# GIVEN PROBLEM:
Search the data below for the word "this" and copy each line that holds it.

# GIVEN RECORDS:
--
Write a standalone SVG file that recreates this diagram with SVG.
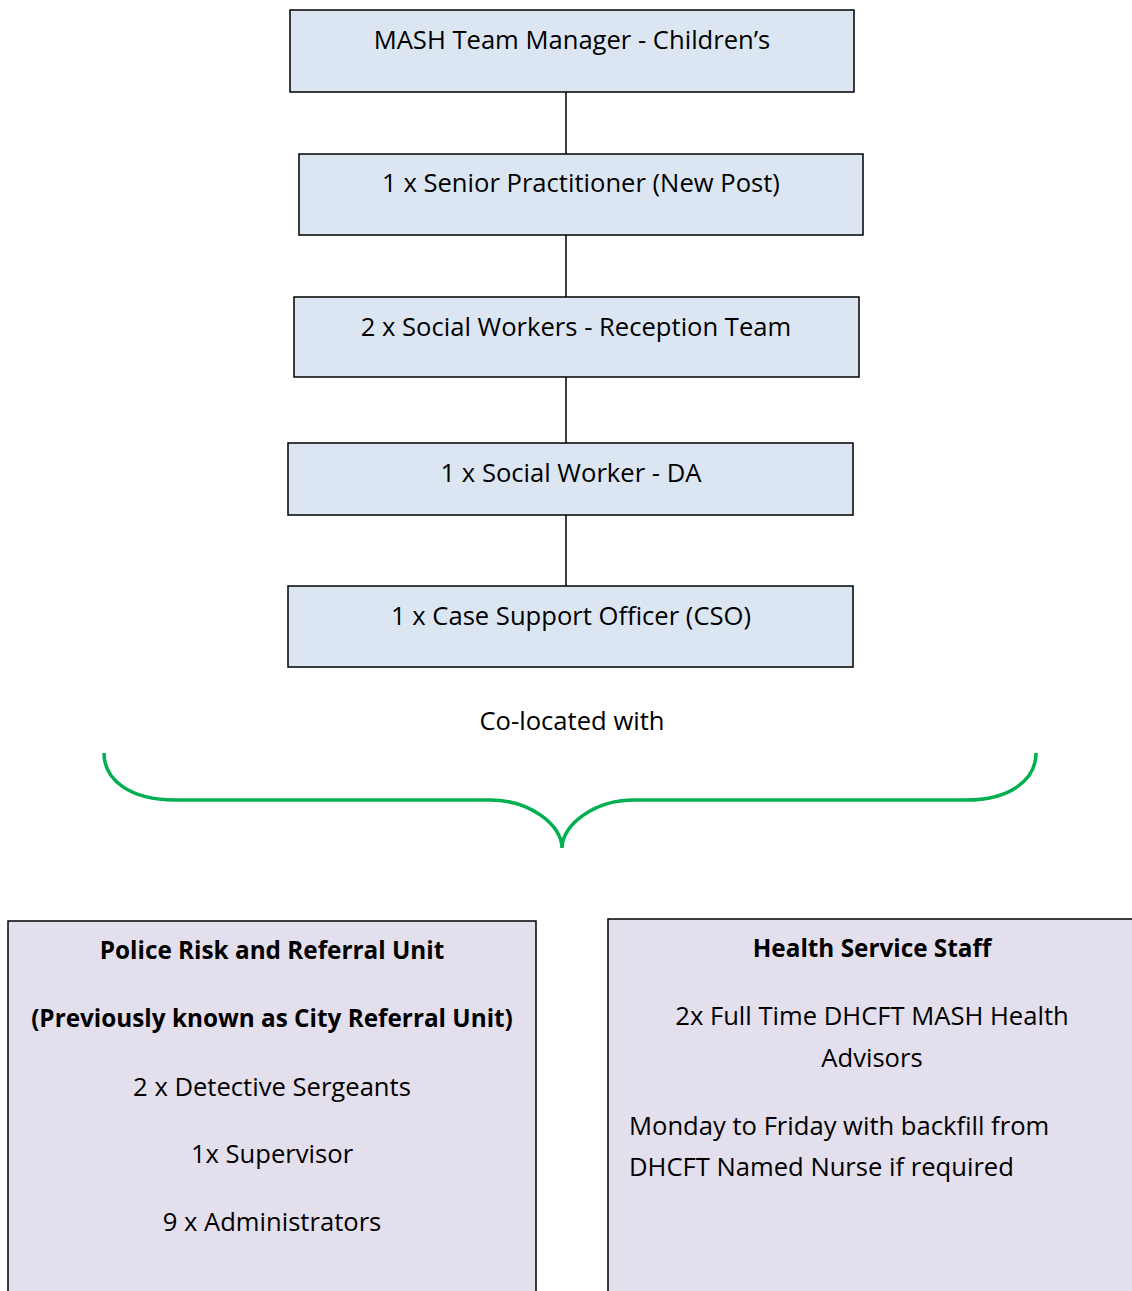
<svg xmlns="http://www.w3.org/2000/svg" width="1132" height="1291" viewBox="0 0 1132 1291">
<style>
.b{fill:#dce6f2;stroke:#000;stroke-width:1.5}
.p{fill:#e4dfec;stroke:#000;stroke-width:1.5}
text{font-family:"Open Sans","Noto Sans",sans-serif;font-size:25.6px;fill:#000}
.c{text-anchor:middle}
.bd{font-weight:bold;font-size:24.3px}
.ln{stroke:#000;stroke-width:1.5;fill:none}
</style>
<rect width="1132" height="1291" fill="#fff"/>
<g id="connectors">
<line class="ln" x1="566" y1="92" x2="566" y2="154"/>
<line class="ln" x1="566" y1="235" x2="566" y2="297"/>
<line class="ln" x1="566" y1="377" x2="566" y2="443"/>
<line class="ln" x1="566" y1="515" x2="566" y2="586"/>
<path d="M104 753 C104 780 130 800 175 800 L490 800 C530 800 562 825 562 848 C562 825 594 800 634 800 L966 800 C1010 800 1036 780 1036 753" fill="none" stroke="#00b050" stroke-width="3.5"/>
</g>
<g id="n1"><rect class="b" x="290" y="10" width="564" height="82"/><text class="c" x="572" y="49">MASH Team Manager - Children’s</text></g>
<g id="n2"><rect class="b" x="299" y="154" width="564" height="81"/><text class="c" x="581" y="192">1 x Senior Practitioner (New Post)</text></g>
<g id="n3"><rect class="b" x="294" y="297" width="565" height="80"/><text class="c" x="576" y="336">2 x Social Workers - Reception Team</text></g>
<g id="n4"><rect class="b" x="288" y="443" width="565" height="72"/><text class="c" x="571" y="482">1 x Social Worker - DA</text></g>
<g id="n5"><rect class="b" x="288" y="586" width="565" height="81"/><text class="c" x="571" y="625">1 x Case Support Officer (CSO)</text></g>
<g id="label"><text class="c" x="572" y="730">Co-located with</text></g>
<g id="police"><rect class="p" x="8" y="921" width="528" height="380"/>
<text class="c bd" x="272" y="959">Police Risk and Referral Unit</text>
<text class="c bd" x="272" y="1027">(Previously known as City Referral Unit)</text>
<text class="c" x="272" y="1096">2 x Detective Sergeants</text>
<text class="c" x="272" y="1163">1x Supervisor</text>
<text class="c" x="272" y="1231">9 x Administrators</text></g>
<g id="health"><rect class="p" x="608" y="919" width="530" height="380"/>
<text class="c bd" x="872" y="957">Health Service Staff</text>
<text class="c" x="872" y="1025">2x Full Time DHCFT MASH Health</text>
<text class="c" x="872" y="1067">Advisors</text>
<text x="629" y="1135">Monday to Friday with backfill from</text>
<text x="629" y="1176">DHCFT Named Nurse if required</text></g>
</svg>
--
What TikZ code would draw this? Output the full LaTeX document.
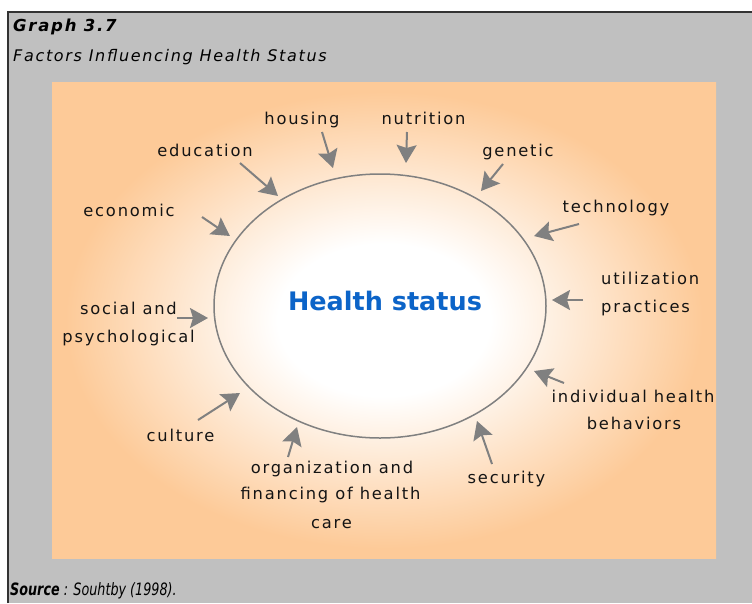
--
# ANSWER BELOW:
Write a standalone SVG file that recreates this diagram with SVG.
What TikZ code would draw this? Output the full LaTeX document.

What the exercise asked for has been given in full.